> Dataset records
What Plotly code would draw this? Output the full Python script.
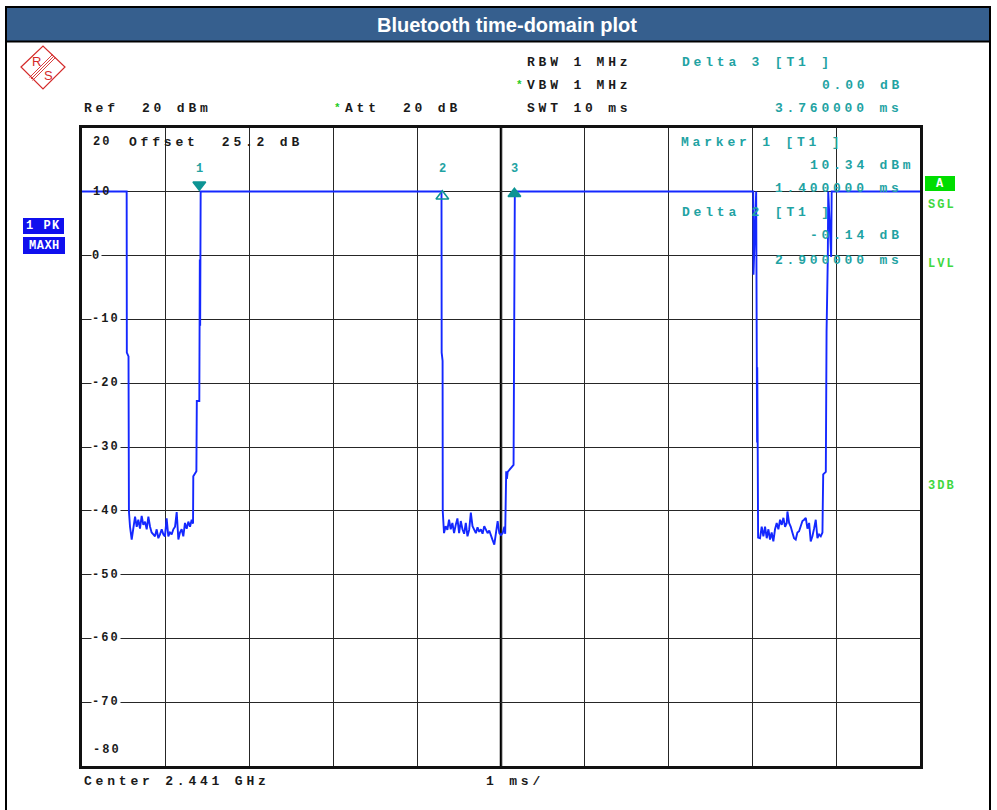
import plotly.graph_objects as go

# ---------------- data ----------------
time_ms = [
    0.000, 0.533, 0.535, 0.555, 0.560,
    0.573, 0.593, 0.613, 0.633, 0.653, 0.672, 0.692, 0.712, 0.732, 0.752,
    0.772, 0.792, 0.812, 0.831, 0.851, 0.871, 0.891, 0.911, 0.931, 0.951,
    0.971, 0.990, 1.010, 1.030, 1.050, 1.070, 1.090, 1.110, 1.130, 1.150,
    1.169, 1.189, 1.209, 1.229, 1.249, 1.269, 1.289, 1.309,
    1.325, 1.328, 1.365, 1.370, 1.400, 1.402, 1.406, 1.410, 1.416,
    4.290, 4.292, 4.303, 4.305,
    4.320, 4.340, 4.360, 4.380, 4.400, 4.420, 4.440, 4.460, 4.480, 4.500,
    4.520, 4.540, 4.560, 4.580, 4.600, 4.620, 4.640, 4.660, 4.680, 4.700,
    4.720, 4.740, 4.760, 4.780, 4.800, 4.820, 4.840, 4.860, 4.880, 4.900,
    4.920, 4.940, 4.960, 4.980, 5.000, 5.020, 5.040, 5.050,
    5.058, 5.062, 5.070, 5.080, 5.150, 5.155, 5.165,
    8.010, 8.013, 8.045, 8.050, 8.056, 8.058, 8.063, 8.068,
    8.091, 8.111, 8.131, 8.151, 8.171, 8.191, 8.210, 8.230, 8.250, 8.270,
    8.290, 8.310, 8.330, 8.350, 8.370, 8.390, 8.410, 8.418, 8.438, 8.458,
    8.477, 8.497, 8.517, 8.537, 8.557, 8.577, 8.597, 8.617, 8.637, 8.657,
    8.677, 8.696, 8.716, 8.736, 8.756, 8.776, 8.796, 8.816, 8.836,
    8.840, 8.845, 8.876, 8.880, 8.885, 8.900, 8.905, 8.940, 8.946, 10.000,
]
level_dbm = [
    10.05, 10.05, -15.2, -15.8, -40.1,
    -42.5, -44.5, -42.9, -40.9, -42.5, -41.4, -42.8, -40.8, -42.2, -41.7,
    -42.9, -40.9, -42.5, -43.4, -43.7, -44.0, -42.9, -44.3, -43.7, -42.9,
    -43.7, -44.0, -41.2, -44.0, -43.4, -43.7, -42.9, -42.5, -40.2, -44.5,
    -43.4, -42.9, -44.0, -41.9, -42.8, -41.7, -42.5, -41.4,
    -42.0, -34.6, -33.8, -22.8, -22.8, -11.6, -0.6, -11.0, 10.05,
    10.05, -15.2, -16.5, -40.1,
    -43.5, -42.4, -43.0, -41.4, -42.9, -41.9, -43.5, -42.2, -41.2, -43.5,
    -41.6, -42.9, -43.6, -41.9, -44.0, -43.0, -40.3, -42.4, -43.0, -43.5,
    -42.6, -43.3, -42.9, -43.6, -42.4, -43.0, -43.5, -43.1, -44.0, -44.6,
    -45.3, -43.7, -41.6, -43.5, -43.8, -43.5, -42.5, -43.6,
    -37.0, -33.8, -35.0, -33.9, -32.8, -11.3, 10.05,
    10.05, -3.0, 10.05, -16.8, -29.3, -17.5, -29.3, -44.2,
    -44.3, -42.5, -44.0, -42.5, -44.3, -42.9, -44.5, -43.4, -44.8, -42.9,
    -41.9, -42.9, -41.4, -42.2, -41.1, -42.5, -41.9, -40.1, -41.9, -42.5,
    -43.4, -44.3, -44.5, -43.4, -43.2, -42.5, -41.6, -41.4, -41.1, -42.8,
    -41.9, -44.8, -44.0, -42.8, -41.4, -44.3, -43.7, -44.0, -43.4,
    -39.0, -34.3, -33.9, -22.8, -11.9, -0.2, 10.05, -0.2, 10.05, 10.05,
]

marker_names = ["1", "2", "3"]
marker_time = [1.40, 4.30, 5.16]
marker_level = [10.05, 10.05, 10.05]

y_tick_values = [20, 10, 0, -10, -20, -30, -40, -50, -60, -70, -80]
y_tick_labels = ["20", "10", "0", "-10", "-20", "-30", "-40", "-50", "-60", "-70", "-80"]

# ---------------- geometry helpers ----------------
W, H = 997, 810
PL, PR, PT, PB = 82, 920, 128, 766


def px(x):
    return (x - PL) / (PR - PL)


def py(y):
    return (PB - y) / (PB - PT)


BLUE = "#1428ff"
TEAL = "#1fa3a3"
TEAL_DARK = "#0d9494"
GREEN = "#3fd83f"
BLACK_TXT = "#1a1a1a"

fig = go.Figure()

fig.add_trace(go.Scatter(
    x=time_ms, y=level_dbm, mode="lines",
    line=dict(color=BLUE, width=1.9),
    hoverinfo="skip", showlegend=False,
))

# markers (symbols offset from the trace level so they sit on / under the line)
sym = ["triangle-down", "triangle-up-open", "triangle-up"]
dy = [1.05, -0.75, -0.35]
for i in range(3):
    fig.add_trace(go.Scatter(
        x=[marker_time[i]], y=[marker_level[i] + dy[i]], mode="markers",
        marker=dict(symbol=sym[i], size=11, color=TEAL_DARK,
                    line=dict(color=TEAL_DARK, width=1.6)),
        hoverinfo="skip", showlegend=False,
    ))


def txt(x, y, s, color=BLACK_TXT, size=13, anchor="left", spacing=3.8,
        family="Liberation Mono", weight="bold", bg=None):
    s = s.replace(" ", "\u00a0")
    kw = {}
    if bg:
        kw = dict(bgcolor=bg, borderpad=0)
    fig.add_annotation(
        x=px(x), y=py(y), xref="paper", yref="paper",
        text=f'<span style="letter-spacing:{spacing}px">{s}</span>',
        showarrow=False, xanchor=anchor, yanchor="middle",
        font=dict(family=family, size=size, color=color, weight=weight),
        **kw,
    )


# header texts
txt(525, 62, "RBW 1 MHz")
txt(514, 85, "*", color="#22cc22", spacing=0, size=11)
txt(525, 85, "VBW 1 MHz")
txt(525, 108, "SWT 10 ms")
txt(82, 108, "Ref  20 dBm")
txt(332, 108, "*", color="#22cc22", spacing=0, size=11)
txt(343, 108, "Att  20 dB")
txt(680, 62, "Delta 3 [T1 ]", color=TEAL)
txt(820, 85, "0.00 dB", color=TEAL)
txt(773, 108, "3.760000 ms", color=TEAL)

# in-plot texts
txt(127, 142, "Offset  25.2 dB")
txt(679, 142, "Marker 1 [T1 ]", color=TEAL)
txt(808, 165, "10.34 dBm", color=TEAL)
txt(773, 188, "1.400000 ms", color=TEAL)
txt(680, 212, "Delta 2 [T1 ]", color=TEAL)
txt(808, 235, "-0.14 dB", color=TEAL)
txt(773, 260, "2.900000 ms", color=TEAL)

for i in range(3):
    fig.add_annotation(
        x=marker_time[i], y=13.5, xref="x", yref="y", text=marker_names[i],
        showarrow=False, xanchor="center", yanchor="middle",
        font=dict(family="Liberation Mono", size=12, color=TEAL, weight="bold"),
    )

# y tick labels drawn inside the plot
for v, lab in zip(y_tick_values, y_tick_labels):
    ypix = PB - (v + 80) / 100 * (PB - PT)
    bg = "#ffffff"
    if v == 20:
        ypix = 142
        bg = None
    if v == 10:
        bg = None
    if v == -80:
        ypix = 750
        bg = None
    txt(91, ypix, lab, size=12, spacing=2, bg=bg)

# bottom texts
txt(82, 782, "Center 2.441 GHz")
txt(484, 782, "1 ms/")

# right status labels
txt(926, 205, "SGL", color=GREEN, spacing=2, size=12)
txt(926, 264, "LVL", color=GREEN, spacing=2, size=12)
txt(926, 486, "3DB", color=GREEN, spacing=2, size=12)

shapes = []
# page frame and title bar
shapes.append(dict(type="rect", xref="paper", yref="paper",
                   x0=px(7), x1=px(990), y0=py(8), y1=py(41),
                   fillcolor="#365f8e", line=dict(width=0), layer="below"))
shapes.append(dict(type="rect", xref="paper", yref="paper",
                   x0=px(6), x1=px(990), y0=py(7), y1=py(830),
                   line=dict(color="#000000", width=2), fillcolor="rgba(0,0,0,0)"))
shapes.append(dict(type="line", xref="paper", yref="paper",
                   x0=px(6), x1=px(990), y0=py(41.5), y1=py(41.5),
                   line=dict(color="#000000", width=2)))
# centre graticule line
shapes.append(dict(type="line", xref="x", yref="y", x0=5, x1=5, y0=-80, y1=20,
                   line=dict(color="#000000", width=2.5), layer="below"))
# trace-mode boxes
shapes.append(dict(type="rect", xref="paper", yref="paper",
                   x0=px(23), x1=px(64), y0=py(218), y1=py(234),
                   fillcolor="#1010ee", line=dict(width=0)))
shapes.append(dict(type="rect", xref="paper", yref="paper",
                   x0=px(23), x1=px(65), y0=py(237), y1=py(254),
                   fillcolor="#1010ee", line=dict(width=0)))
shapes.append(dict(type="rect", xref="paper", yref="paper",
                   x0=px(925), x1=px(955), y0=py(176), y1=py(191),
                   fillcolor="#00dd00", line=dict(width=0)))
# R&S logo
LOGO = "#d42a2a"
shapes.append(dict(type="path", xref="paper", yref="paper",
                   path=f"M {px(21)},{py(67)} L {px(43)},{py(46)} L {px(65)},{py(67)} L {px(43)},{py(89)} Z",
                   line=dict(color=LOGO, width=1.2), fillcolor="rgba(0,0,0,0)"))
for off in (-1.5, 0, 1.5):
    shapes.append(dict(type="line", xref="paper", yref="paper",
                       x0=px(31 + off), y0=py(79 + off), x1=px(54 + off), y1=py(56 + off),
                       line=dict(color=LOGO, width=0.9)))
fig.update_layout(shapes=shapes)

fig.add_annotation(x=px(36.5), y=py(61), xref="paper", yref="paper", text="R",
                   showarrow=False, xanchor="center", yanchor="middle",
                   font=dict(family="Liberation Sans", size=13, color=LOGO))
fig.add_annotation(x=px(48.5), y=py(75), xref="paper", yref="paper", text="S",
                   showarrow=False, xanchor="center", yanchor="middle",
                   font=dict(family="Liberation Sans", size=13, color=LOGO))

# title
fig.add_annotation(x=px(507), y=py(25), xref="paper", yref="paper",
                   text="Bluetooth time-domain plot", showarrow=False,
                   xanchor="center", yanchor="middle",
                   font=dict(family="Liberation Sans", size=20, color="#ffffff", weight="bold"))

# boxed labels
txt(43.5, 226, "1 PK", color="#ffffff", anchor="center", spacing=1.5, size=12)
txt(44, 246, "MAXH", color="#ffffff", anchor="center", spacing=0.5, size=12)
txt(940, 184, "A", color="#ffffff", anchor="center", spacing=0, size=12)

axis_common = dict(showgrid=True, gridcolor="#262626", gridwidth=1.2,
                   showticklabels=False, ticks="", zeroline=False,
                   showline=True, linecolor="#111111", linewidth=2.5, mirror=True)
fig.update_layout(
    width=W, height=H,
    margin=dict(l=PL, r=W - PR, t=PT, b=H - PB, pad=0),
    paper_bgcolor="#ffffff", plot_bgcolor="#ffffff",
    xaxis=dict(range=[0, 10], dtick=1, tick0=0, **axis_common),
    yaxis=dict(range=[-80, 20], dtick=10, tick0=0, **axis_common),
    showlegend=False,
)

fig.write_html("out.html", config={"displayModeBar": False},
               post_script="document.body.style.margin='0';document.body.style.padding='0';")
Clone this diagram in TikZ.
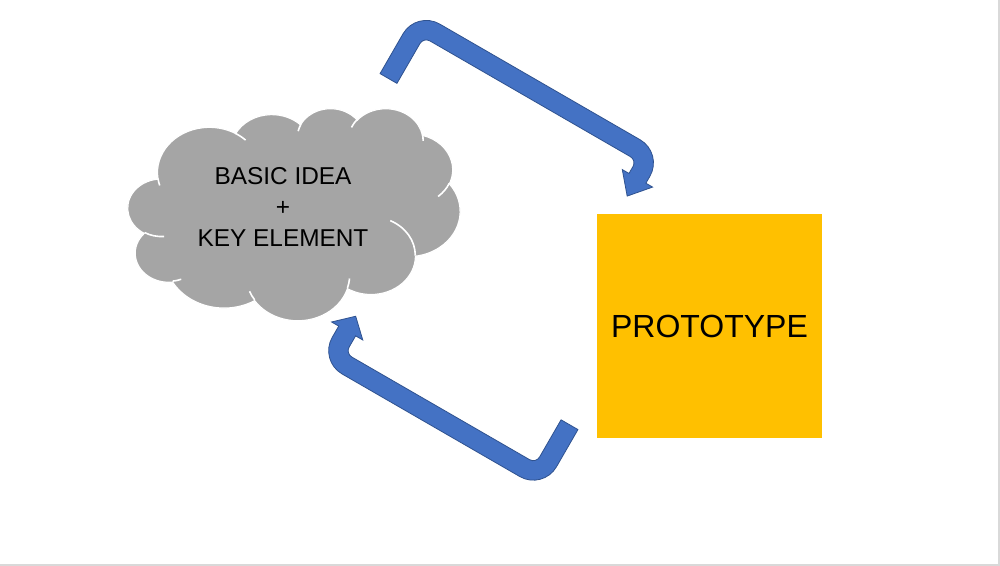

> Requirement
Pictures are excluded: retype only the lines from the beginning of the listing above through the line with "import plotly.graph_objects as go", both included.

> The result
What Plotly code would draw this? Output the full Python script.
import plotly.graph_objects as go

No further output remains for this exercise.